At the age of 89, the sociologist has lost none of his trademark passion for criticism and righteous fury toward the prevailing state of affairs. He still astonishes visitors with a mischievous humor that is not found in the bleak vision of the future in his books. Eastern European to the core, he insists that his guests help themselves to the strawberry tarts, cookies, and grapes laid out before him on the coffee table, surrounded by towering stacks of books. Seated on a worn-out wingback chair with pipe in hand, Bauman takes plenty of time to answer our questions. And this is very much needed, because we want to know: What is life?

Love

Peter Haffner: Professor Bauman, let’s start with the most important thing: love. You say that we are forgetting how to love. What brings you to that conclusion?

Zygmunt Bauman: The trend of finding a partner on the Internet goes hand in hand with the trend of online shopping. I personally don’t like going to shops and buy most things online – books, films, clothing. If you want a new jacket, the virtual store’s website will show you a catalog. If you want a partner, the dating website will also present you with a catalog. The pattern of relationships between customers and commodities defines the patterns of relationships between individuals.

How does it differ from earlier times when future partners met at village fairs or town balls?

Online dating involves an attempt to define the features of a potential partner that best reflect one’s own longings and desires. Candidates are chosen based on hair or skin color, height, figure, bust size, age, interests and hobbies, preferences and dislikes. The underlying idea is that an object of love can be assembled from a number of measurable physical and social characteristics.

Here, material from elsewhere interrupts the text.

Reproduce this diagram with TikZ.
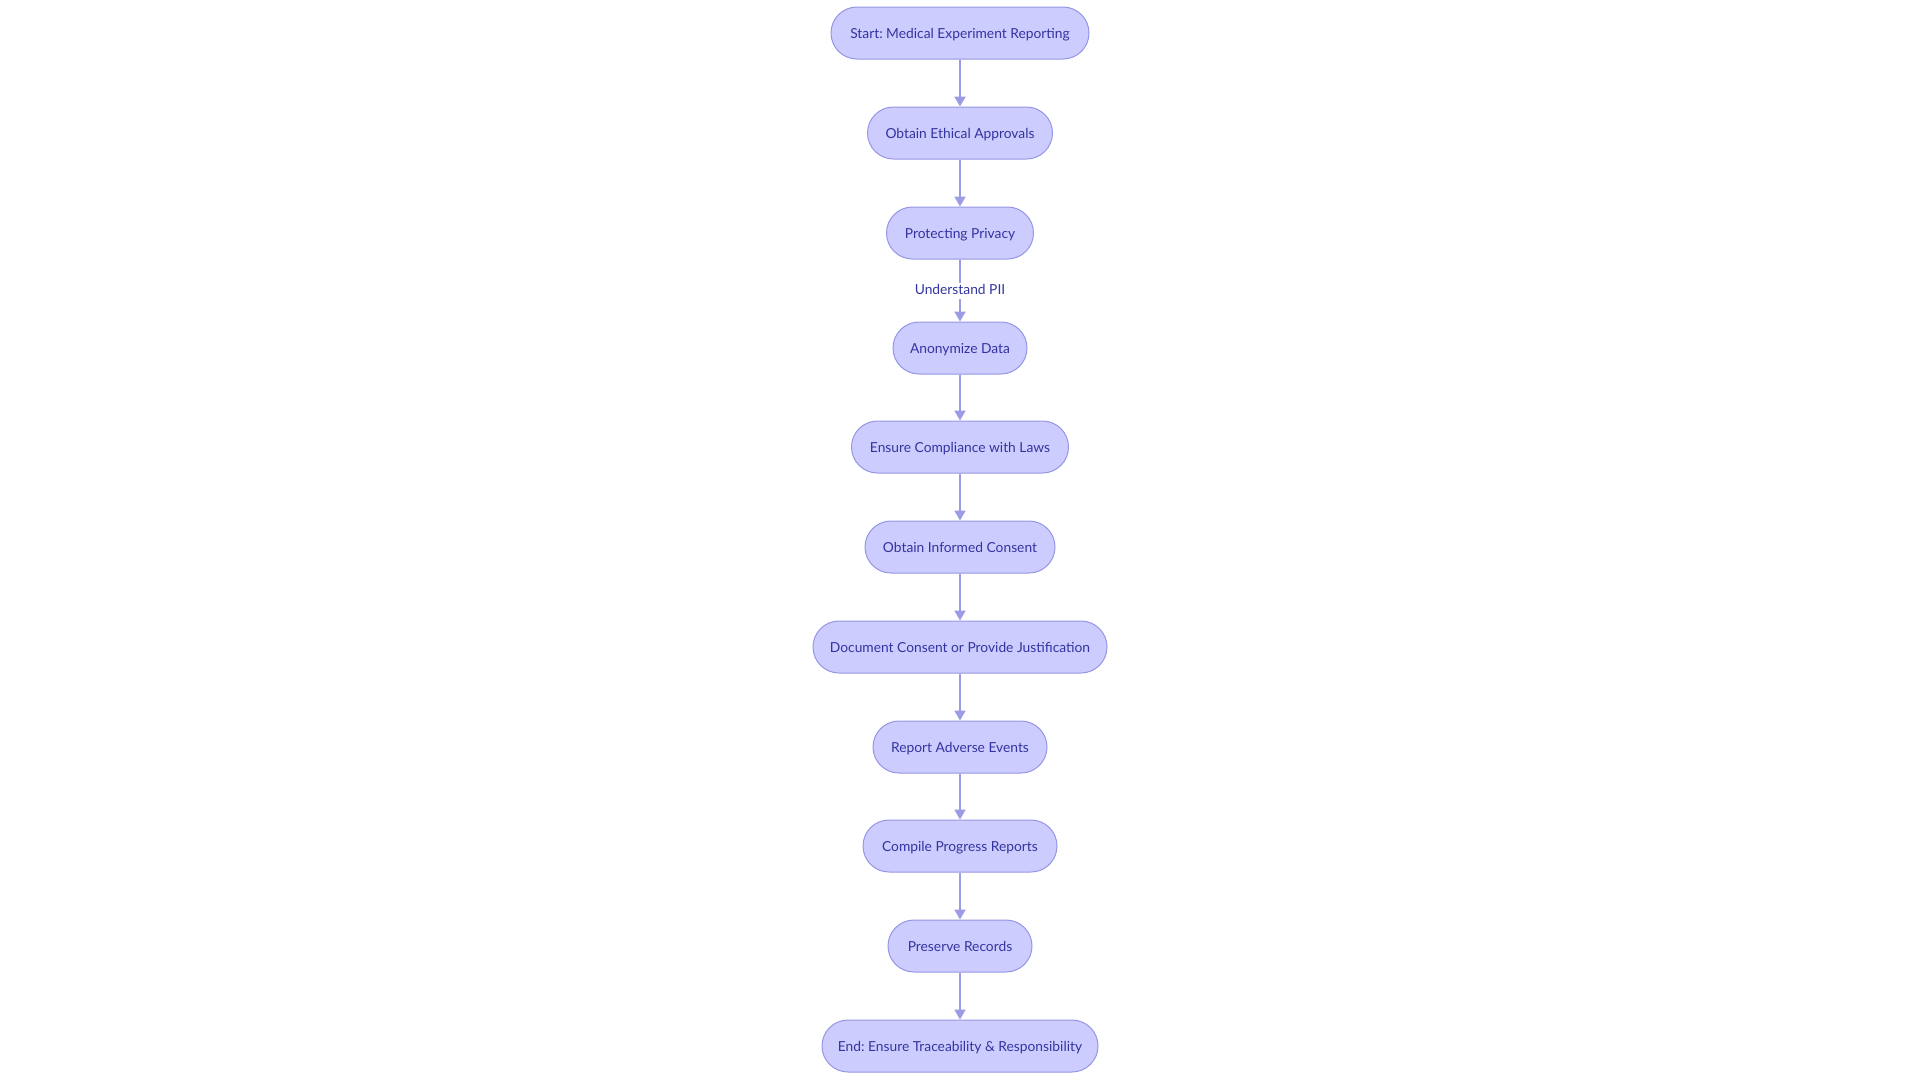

In the process, the most decisive factor gets forgotten: the human person.

But even when such an ideal profile is defined, everything changes once you get to know the person. They are much more than the sum of all these external attributes.

The danger is that the pattern of relationships is coming to resemble the way we relate to mundane objects of utility. We would never pledge our devotion to a chair. Why would I vow to remain on this chair until my dying day? If I no longer like it, I’ll simply buy a new one. It’s not a conscious process but it’s the way we learn to see the world and other human beings.

You mean that couples separate prematurely.

We enter relationships because they promise satisfaction. When we get the feeling that a different partner would be more satisfying, we break off the old relationship to begin a new one. Starting a relationship takes the consent of two people. Ending it only takes one. As a result, both partners live in constant fear of being abandoned by the other, of being tossed aside like a jacket that’s gone out of fashion.